In spite of a high yolk-to-white ratio, a lower level of cholesterol compared with a chicken’s egg, and a delicate flavor, the lovely pale olive-green pheasant egg has yet to make its mark on many local menus. They’re $3 a dozen at Greenmarket’s Quattro’s farm.
In the coming months, the Greenmarket will overflow with pastured eggs and the pastel-hued ones that inspired a paint line. Knoll Krest might have the longest queue and Windfall the strictest rationing policy, but you’ll also find them at Tello’s, Flying Pigs, Northshire, and Violet Hill.
It’s a hen’s-egg world, but consider the duck variety: it’s superrich with a brighter orange yolk, and duck eggs make for killer scrambled eggs, omelets, and desserts. Find them at Quattro’s for $1 apiece, and on the menus at Centovini, Tocqueville, and the Spotted Pig.
Be the first on your block to fry up this beautifully speckled specimen.

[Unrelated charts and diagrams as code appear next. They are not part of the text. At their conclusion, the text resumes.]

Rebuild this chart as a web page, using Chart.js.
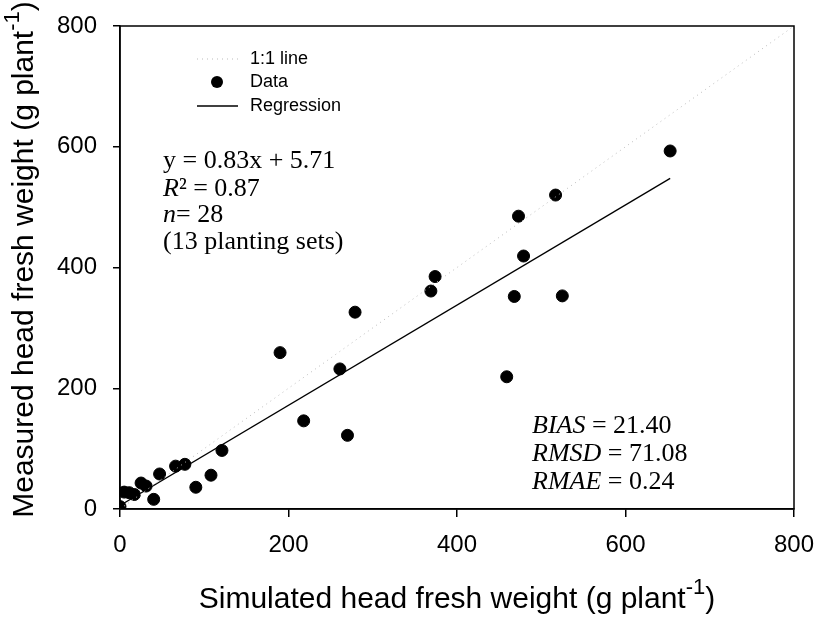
<!DOCTYPE html>
<html>
<head>
<meta charset="utf-8">
<script src="https://cdn.jsdelivr.net/npm/chart.js@4.4.0/dist/chart.umd.min.js"></script>
<style>
  html, body { margin: 0; padding: 0; background: #fff; }
  #wrap { width: 816px; height: 623px; }
</style>
</head>
<body>
<div id="wrap"><canvas id="chart" width="816" height="623"></canvas></div>
<script>
// simulated (x) vs measured (y) head fresh weight, g plant-1
var simulated = [0, 5, 11, 17, 25, 31, 40, 47, 66, 77, 90, 108, 121, 190, 218, 261, 270, 279, 369, 374, 459, 468, 473, 479, 517, 525, 653];
var measured  = [4, 28, 27, 24, 43, 38, 16, 58, 71, 74, 36, 56, 97, 259, 146, 232, 122, 326, 361, 385, 219, 352, 485, 419, 520, 353, 593];

var axisTicks = [0, 200, 400, 600, 800];
var regSlope = 0.83, regIntercept = 5.71;
var fitText = ['y = 0.83x + 5.71', 'R² = 0.87', 'n= 28', '(13 planting sets)'];
var statNames = ['BIAS', 'RMSD', 'RMAE'];
var statValues = ['21.40', '71.08', '0.24'];
var legendLabels = ['1:1 line', 'Data', 'Regression'];

var sans = "'Liberation Sans', Arial, sans-serif";
var serif = "'Liberation Serif', 'Times New Roman', serif";

var points = simulated.map(function (x, i) { return { x: x, y: measured[i] }; });
var xMin = Math.min.apply(null, simulated), xMax = Math.max.apply(null, simulated);
var regLine = [
    { x: xMin, y: regSlope * xMin + regIntercept },
    { x: xMax, y: regSlope * xMax + regIntercept }
];
var oneToOne = [{ x: 0, y: 0 }, { x: 800, y: 800 }];

// draws frame, axis titles (with superscript), legend and stats text
var extras = {
    id: 'extras',
    afterDraw: function (chart) {
        var ctx = chart.ctx, a = chart.chartArea;
        ctx.save();
        ctx.strokeStyle = '#000';
        ctx.lineWidth = 1.5;
        ctx.strokeRect(a.left, a.top, a.right - a.left, a.bottom - a.top);

        function supTitle(main, sup, tail, size) {
            var small = Math.round(size * 0.72);
            ctx.font = size + 'px ' + sans;
            var w1 = ctx.measureText(main).width;
            ctx.font = small + 'px ' + sans;
            var w2 = ctx.measureText(sup).width;
            ctx.font = size + 'px ' + sans;
            var w3 = ctx.measureText(tail).width;
            var x0 = -(w1 + w2 + w3) / 2;
            ctx.textBaseline = 'middle';
            ctx.textAlign = 'left';
            ctx.fillText(main, x0, 0);
            ctx.font = small + 'px ' + sans;
            ctx.fillText(sup, x0 + w1, -size * 0.4);
            ctx.font = size + 'px ' + sans;
            ctx.fillText(tail, x0 + w1 + w2, 0);
        }
        ctx.fillStyle = '#000';
        ctx.save();
        ctx.translate((a.left + a.right) / 2, 600);
        supTitle('Simulated head fresh weight (g plant', '-1', ')', 30);
        ctx.restore();
        ctx.save();
        ctx.translate(25, (a.top + a.bottom) / 2 - 8);
        ctx.rotate(-Math.PI / 2);
        supTitle('Measured head fresh weight (g plant', '-1', ')', 30);
        ctx.restore();

        // legend
        ctx.font = '18px ' + sans;
        ctx.textBaseline = 'middle';
        ctx.textAlign = 'left';
        var ly = [59, 82, 106];
        ctx.strokeStyle = '#bbb';
        ctx.lineWidth = 1;
        ctx.setLineDash([1, 4]);
        ctx.beginPath(); ctx.moveTo(197, ly[0]); ctx.lineTo(238, ly[0]); ctx.stroke();
        ctx.setLineDash([]);
        ctx.beginPath(); ctx.arc(217, ly[1], 6, 0, Math.PI * 2); ctx.fill();
        ctx.strokeStyle = '#000';
        ctx.lineWidth = 1.3;
        ctx.beginPath(); ctx.moveTo(197, ly[2]); ctx.lineTo(238, ly[2]); ctx.stroke();
        legendLabels.forEach(function (t, i) { ctx.fillText(t, 250, ly[i]); });

        // regression text
        var fs = 26, lx = 163;
        ctx.font = fs + 'px ' + serif;
        var fy = [161, 189, 215, 242];
        ctx.fillText(fitText[0], lx, fy[0]);
        ctx.font = 'italic ' + fs + 'px ' + serif;
        ctx.fillText('R', lx, fy[1]);
        var rw = ctx.measureText('R').width;
        ctx.font = fs + 'px ' + serif;
        ctx.fillText(fitText[1].slice(1), lx + rw, fy[1]);
        ctx.font = 'italic ' + fs + 'px ' + serif;
        ctx.fillText('n', lx, fy[2]);
        var nw = ctx.measureText('n').width;
        ctx.font = fs + 'px ' + serif;
        ctx.fillText(fitText[2].slice(1), lx + nw, fy[2]);
        ctx.fillText(fitText[3], lx, fy[3]);

        // stats text
        var sy = [426, 454, 482];
        statNames.forEach(function (nm, i) {
            ctx.font = 'italic ' + fs + 'px ' + serif;
            ctx.fillText(nm, 532, sy[i]);
            var w = ctx.measureText(nm).width;
            ctx.font = fs + 'px ' + serif;
            ctx.fillText(' = ' + statValues[i], 532 + w, sy[i]);
        });
        ctx.restore();
    }
};

new Chart(document.getElementById('chart'), {
    type: 'scatter',
    data: {
        datasets: [{
            label: legendLabels[0],
            type: 'line',
            data: oneToOne,
            borderColor: '#bbb',
            borderWidth: 1,
            borderDash: [1, 4],
            pointRadius: 0,
            fill: false
        }, {
            label: legendLabels[1],
            data: points,
            backgroundColor: '#000',
            borderColor: '#000',
            pointRadius: 6,
            pointHoverRadius: 6
        }, {
            label: legendLabels[2],
            type: 'line',
            data: regLine,
            borderColor: '#000',
            borderWidth: 1.3,
            pointRadius: 0,
            fill: false
        }]
    },
    options: {
        responsive: false,
        animation: false,
        devicePixelRatio: 1,
        layout: { padding: { top: 26, right: 22, left: 0, bottom: 0 } },
        plugins: { legend: { display: false }, tooltip: { enabled: false } },
        scales: {
            x: {
                type: 'linear', min: 0, max: 800,
                afterBuildTicks: function (s) { s.ticks = axisTicks.map(function (v) { return { value: v }; }); },
                afterFit: function (s) { s.height = 623 - 509; s.paddingLeft = 0; s.paddingRight = 0; },
                grid: { drawOnChartArea: false, drawTicks: true, tickLength: 8, color: '#000', lineWidth: 1.5 },
                border: { color: '#000', width: 1.5 },
                ticks: { color: '#000', padding: 14, font: { family: sans, size: 24 } }
            },
            y: {
                type: 'linear', min: 0, max: 800,
                afterBuildTicks: function (s) { s.ticks = axisTicks.map(function (v) { return { value: v }; }); },
                afterFit: function (s) { s.width = 120; s.paddingTop = 0; s.paddingBottom = 0; },
                grid: { drawOnChartArea: false, drawTicks: true, tickLength: 7, color: '#000', lineWidth: 1.5 },
                border: { color: '#000', width: 1.5 },
                ticks: { color: '#000', padding: 16, font: { family: sans, size: 24 } }
            }
        }
    },
    plugins: [extras]
});
</script>
</body>
</html>
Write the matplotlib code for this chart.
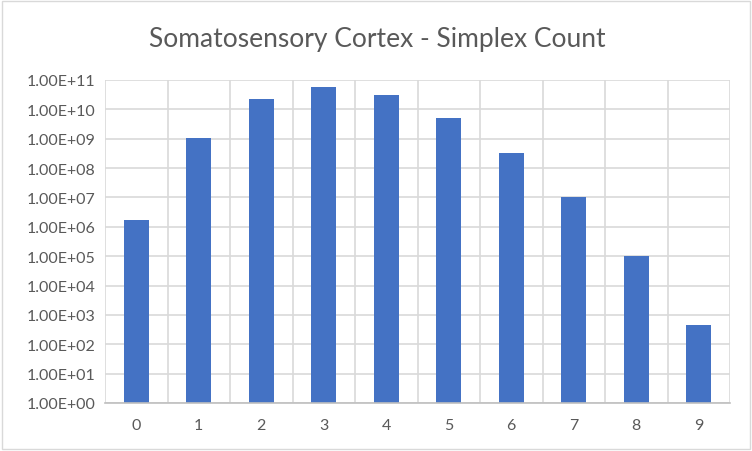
import matplotlib
matplotlib.use("Agg")
import matplotlib.pyplot as plt
from matplotlib.patches import Rectangle
from matplotlib.ticker import FixedLocator, FixedFormatter, NullLocator

categories = ["0", "1", "2", "3", "4", "5", "6", "7", "8", "9"]
counts = [1.72e6, 1.05e9, 2.3e10, 5.7e10, 3.16e10, 5.2e9, 3.25e8, 1.0e7, 1.05e5, 4.4e2]
ytick_vals = [10.0**k for k in range(0, 12)]
ytick_labels = ["1.00E+%02d" % k for k in range(0, 12)]
title = "Somatosensory Cortex - Simplex Count"

plt.rcParams['font.family'] = ['Lato', 'DejaVu Sans']
W, H = 752, 452
fig = plt.figure(figsize=(W/100, H/100), dpi=100)
ax = fig.add_axes([105/W, 1-404/H, (730-105)/W, (404-81)/H])

x = list(range(len(categories)))
ax.bar(x, counts, width=0.4, color="#4472C4", zorder=3, bottom=1)
ax.set_yscale("log")
ax.set_ylim(1, 1e11)
ax.set_xlim(-0.5, len(categories)-0.5)
ax.yaxis.set_major_locator(FixedLocator(ytick_vals))
ax.yaxis.set_major_formatter(FixedFormatter(ytick_labels))
ax.yaxis.set_minor_locator(NullLocator())
ax.set_xticks(x)
ax.set_xticklabels(categories)
ax.tick_params(axis='both', length=0, colors="#595959", labelsize=11.5)
ax.tick_params(axis='x', pad=11)
ax.tick_params(axis='y', pad=7)

grid_c = "#D9D9D9"
ax.grid(axis='y', color=grid_c, linewidth=1.2, zorder=0)
for b in [i - 0.5 for i in range(len(categories)+1)]:
    ax.axvline(b, color=grid_c, linewidth=1.2, zorder=0)
for s in ['top', 'right', 'left']:
    ax.spines[s].set_visible(False)
ax.spines['bottom'].set_color("#BFBFBF")
ax.spines['bottom'].set_linewidth(1.2)
ax.spines['bottom'].set_zorder(4)

fig.text(377/W, 1-40/H, title, ha='center', va='center', fontsize=19, color="#595959")
fig.patches.append(Rectangle((2/W, 2/H), (W-4)/W, (H-4)/H, transform=fig.transFigure,
                             fill=False, edgecolor="#D9D9D9", linewidth=1))
fig.savefig("out.png", dpi=100)
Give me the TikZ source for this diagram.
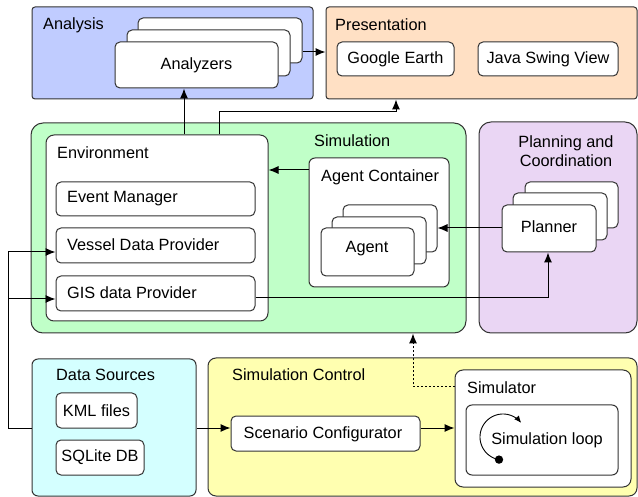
\documentclass[tikz,border=0pt]{standalone}
\usepackage{fontspec}
\setmainfont{Liberation Sans}
\usetikzlibrary{arrows.meta,fit}
\definecolor{edge}{HTML}{333333}
\definecolor{anafill}{RGB}{192,204,255}
\definecolor{presfill}{RGB}{255,224,196}
\definecolor{simfill}{RGB}{192,255,200}
\definecolor{planfill}{RGB}{234,214,244}
\definecolor{dsfill}{RGB}{212,255,255}
\definecolor{ctrlfill}{RGB}{255,255,176}
\begin{document}
\begin{tikzpicture}[x=1pt,y=-1pt,
  font=\fontsize{16.3}{19.5}\selectfont,
  grp/.style={draw=edge, line width=1pt, inner sep=0pt},
  card/.style={draw=edge, fill=white, line width=1pt, inner sep=0pt, rounded corners=5pt},
  lbl/.style={anchor=west, inner sep=0pt},
  ctr/.style={inner sep=0pt},
  arr/.style={draw=black, line width=1pt, -{Latex[length=10pt,width=8pt]}},
  dotline/.style={dash pattern=on 2pt off 2pt}]
\useasboundingbox (0,0) rectangle (638,497);

% ---------- Analysis ----------
\node[grp, fill=anafill, rounded corners=3pt, fit={(32,7) (313,99)}] (ana) {};
\node[lbl] (anaL) at (43,25) {Analysis};
\node[card, fit={(138,18) (302,63)}] (az1) {};
\node[card, fit={(127,30) (290,76)}] (az2) {};
\node[card, fit={(115,42) (278,88)}] (az3) {};
\node[ctr] (az3T) at (az3.center) {Analyzers};

% ---------- Presentation ----------
\node[grp, fill=presfill, rounded corners=3pt, fit={(326,7) (637,99)}] (pres) {};
\node[lbl] (presL) at (335,25) {Presentation};
\node[card, fit={(337,42) (454,76)}] (ge) {};
\node[ctr] (geT) at (ge.center) {Google Earth};
\node[card, fit={(478,42) (618,76)}] (jsv) {};
\node[ctr] (jsvT) at (jsv.center) {Java Swing View};

% ---------- Simulation ----------
\node[grp, fill=simfill, rounded corners=12pt, fit={(31,123) (466,333)}] (simu) {};
\node[lbl] (simuL) at (314,141) {Simulation};
\node[card, rounded corners=8pt, fit={(46,135) (268,321)}] (env) {};
\node[lbl] (envL) at (57,153) {Environment};
\node[card, fit={(56,182) (255,216)}] (evm) {};
\node[lbl] (evmL) at (67,199) {Event Manager};
\node[card, fit={(56,228) (255,263)}] (vdp) {};
\node[lbl] (vdpL) at (67,245) {Vessel Data Provider};
\node[card, fit={(56,276) (255,311)}] (gis) {};
\node[lbl] (gisL) at (67,293) {GIS data Provider};
\node[card, rounded corners=6pt, fit={(309,158) (449,287)}] (ac) {};
\node[lbl] (acL) at (321,177) {Agent Container};
\node[card, fit={(343,205) (437,252)}] (ag1) {};
\node[card, fit={(332,217) (426,264)}] (ag2) {};
\node[card, fit={(321,228) (414,276)}] (ag3) {};
\node[ctr] (agT) at (367,249) {Agent};

% ---------- Planning ----------
\node[grp, fill=planfill, rounded corners=12pt, fit={(479,122) (637,333)}] (plan) {};
\node[align=center, inner sep=0pt] (planL) at (566,151) {Planning and\\Coordination};
\node[card, fit={(525,182) (618,228)}] (pl1) {};
\node[card, fit={(513,193) (607,240)}] (pl2) {};
\node[card, fit={(502,205) (596,252)}] (pl3) {};
\node[ctr] (pl3T) at (549,227) {Planner};

% ---------- Data Sources ----------
\node[grp, fill=dsfill, rounded corners=6pt, fit={(32,359) (196,496)}] (ds) {};
\node[lbl] (dsL) at (56,375) {Data Sources};
\node[card, fit={(56,393) (137,428)}] (kml) {};
\node[ctr] (kmlT) at (kml.center) {KML files};
\node[card, fit={(56,440) (144,475)}] (sql) {};
\node[ctr] (sqlT) at (sql.center) {SQLite DB};

% ---------- Simulation Control ----------
\node[grp, fill=ctrlfill, rounded corners=8pt, fit={(208,358) (637,496)}] (ctrl) {};
\node[lbl] (ctrlL) at (232,375) {Simulation Control};
\node[card, fit={(231,416) (420,451)}] (sc) {};
\node[ctr] (scT) at (323,434) {Scenario Configurator};
\node[card, rounded corners=8pt, fit={(455,370) (631,487)}] (sim) {};
\node[lbl] (simL) at (467,388) {Simulator};
\node[card, rounded corners=6pt, fit={(466,405) (618,475)}] (loop) {};
\node[ctr] (loopT) at (547,440) {Simulation loop};
\draw[line width=0.9pt, -{Latex[length=7pt,width=6pt]}]
  plot[domain=100:322, samples=50, smooth] ({503+23*cos(\x)},{437+23*sin(\x)});
\fill (499,459.6) circle (4.2);

% ---------- Connectors ----------
\draw[arr] (az1.east |- 0,52) -- (pres.west |- 0,52);
\draw[arr] (env.north -| 184,0) -- (az3.south -| 184,0);
\coordinate (up) at (219,112);
\draw[arr] (env.north -| up) -- (up) -| (pres.south -| 396,0);
\draw[arr] (ac.west |- 0,170) -- (env.east |- 0,170);
\draw[arr] (pl3.west |- 0,228) -- (ag1.east |- 0,228);
\draw[arr] (gis.east |- 0,298) -| (pl3.south -| 548,0);
\coordinate (lc) at (8,252);
\coordinate (lg) at (8,299);
\draw[line width=1pt] (ds.west |- 0,428) -| (lc);
\draw[arr] (lc) -- (vdp.west |- lc);
\draw[arr] (lg) -- (gis.west |- lg);
\draw[arr] (ds.east |- 0,428) -- (sc.west |- 0,428);
\draw[arr] (sc.east |- 0,428) -- (sim.west |- 0,428);
\draw[arr, dotline] (sim.west |- 0,387) -| (simu.south -| 413,0);
\end{tikzpicture}
\end{document}
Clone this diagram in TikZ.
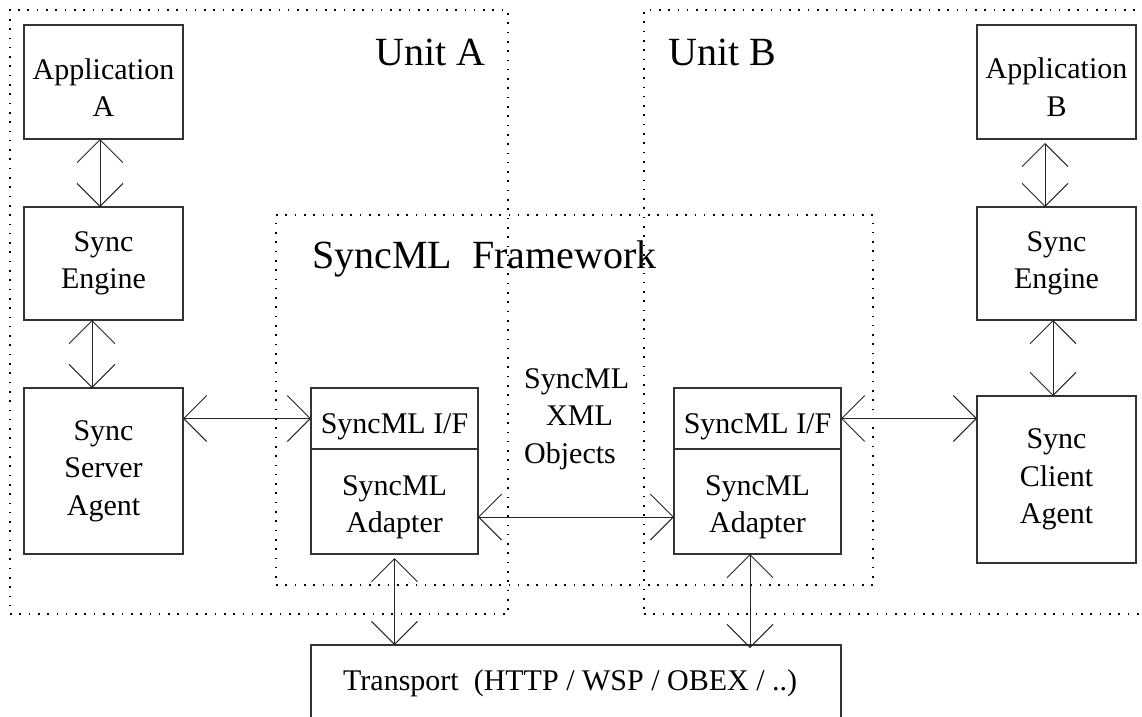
\documentclass[tikz,border=0pt]{standalone}
\usepackage{fontspec}
\setmainfont{Liberation Serif}
\usetikzlibrary{arrows.meta}

% invisible strut that lowers the first line of a label
\newcommand{\topgap}[1]{\rule{0pt}{#1}}

\tikzset{
  box/.style={draw=black!80, line width=1.1pt, anchor=north west, inner sep=0pt,
    outer sep=0pt, align=center, font=\fontsize{30}{37.5}\selectfont},
  region/.style={draw=black, line width=1.2pt, dash pattern=on 1.6pt off 7.7pt,
    anchor=north west, inner sep=0pt, outer sep=0pt},
  title/.style={anchor=base west, inner sep=0pt, font=\fontsize{40}{46}\selectfont},
  label/.style={anchor=base west, inner sep=0pt, font=\fontsize{30}{37.5}\selectfont},
  biarrow/.style={draw=black!85, line width=1pt,
    {Straight Barb[length=23pt,width=46pt]}-{Straight Barb[length=23pt,width=46pt]}}
}

\begin{document}
\begin{tikzpicture}[x=1pt, y=-1pt]
\useasboundingbox (0,0) rectangle (1142,716);
\clip (0,0) rectangle (1142,716);

% dotted regions
\node[region, minimum width=498pt, minimum height=604pt] (unitA) at (10,10) {};
\node[region, minimum width=520pt, minimum height=604pt] (unitB) at (644,10) {};
\node[region, minimum width=597pt, minimum height=370pt] (frame) at (276,215) {};

\node[title] (tUnitA) at (375,65) {Unit A};
\node[title] (tUnitB) at (668,65) {Unit B};
\node[title] (tFrame) at (312,268) {SyncML\ \ Framework};

% unit A
\node[box, minimum width=159pt, minimum height=114pt] (appA) at (24,25) {\topgap{31.5pt}Application\\A};
\node[box, minimum width=159pt, minimum height=113pt] (engA) at (24,207) {Sync\\Engine};
\node[box, minimum width=159pt, minimum height=166pt] (srvA) at (24,388) {Sync\\Server\\Agent};
\node[box, minimum width=167pt, minimum height=61pt] (ifA) at (311,388) {\topgap{37pt}SyncML I/F};
\node[box, minimum width=167pt, minimum height=105pt] (adA) at (311,449) {\topgap{31pt}SyncML\\Adapter};

% unit B
\node[box, minimum width=159pt, minimum height=114pt] (appB) at (977,25) {\topgap{31.5pt}Application\\B};
\node[box, minimum width=159pt, minimum height=113pt] (engB) at (977,207) {Sync\\Engine};
\node[box, minimum width=159pt, minimum height=167pt] (cliB) at (977,396) {Sync\\Client\\Agent};
\node[box, minimum width=167pt, minimum height=61pt] (ifB) at (674,388) {\topgap{37pt}SyncML I/F};
\node[box, minimum width=167pt, minimum height=105pt] (adB) at (674,449) {\topgap{31pt}SyncML\\Adapter};

% transport
\node[box, minimum width=530pt, minimum height=100pt] (trans) at (311,645) {};
\node[label] (tTrans) at (343,690) {Transport\ \ (HTTP / WSP / OBEX / ..)};

% exchanged objects
\node[label] (xml1) at (524,388) {SyncML};
\node[label] (xml2) at (546,425.5) {XML};
\node[label] (xml3) at (524,463) {Objects};

% connectors
\draw[biarrow] ([xshift=-3.5pt]appA.south) -- ([xshift=-3.5pt]engA.north);
\draw[biarrow] ([xshift=-11.5pt]engA.south) -- ([xshift=-11.5pt]srvA.north);
\draw[biarrow] (ifA.west -| srvA.east) -- (ifA.west);
\draw[biarrow] ([yshift=-15.5pt]adA.east) -- ([yshift=-15.5pt]adB.west);
\draw[biarrow] ([yshift=-4pt]adA.south) -- (adA.south |- trans.north);
\draw[biarrow] ([xshift=-7.5pt]adB.south) -- ([xshift=-7.5pt,yshift=-3pt]adB.south |- trans.north);
\draw[biarrow] (ifB.east) -- (ifB.east -| cliB.west);
\draw[biarrow] ([xshift=-11.5pt,yshift=-4pt]appB.south) -- ([xshift=-11.5pt]engB.north);
\draw[biarrow] ([xshift=-3.5pt]engB.south) -- ([xshift=-3.5pt]cliB.north);
\end{tikzpicture}
\end{document}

After they’ve mated with gobblers, hens lay an egg a day, and common predators include raccoons, skunks, and exotica-seeking patrons of Quattro’s, where they go for $6 a dozen.
Highly seasonal and quite hefty, goose eggs boast a rich, unusual flavor that some like in omelets and quiches. In Eggs, Michelin-starred chef Michel Roux recommends using them for his curry-spiced leek flamiche, a flan from the Champagne region. Available at Quattro’s for $3 apiece.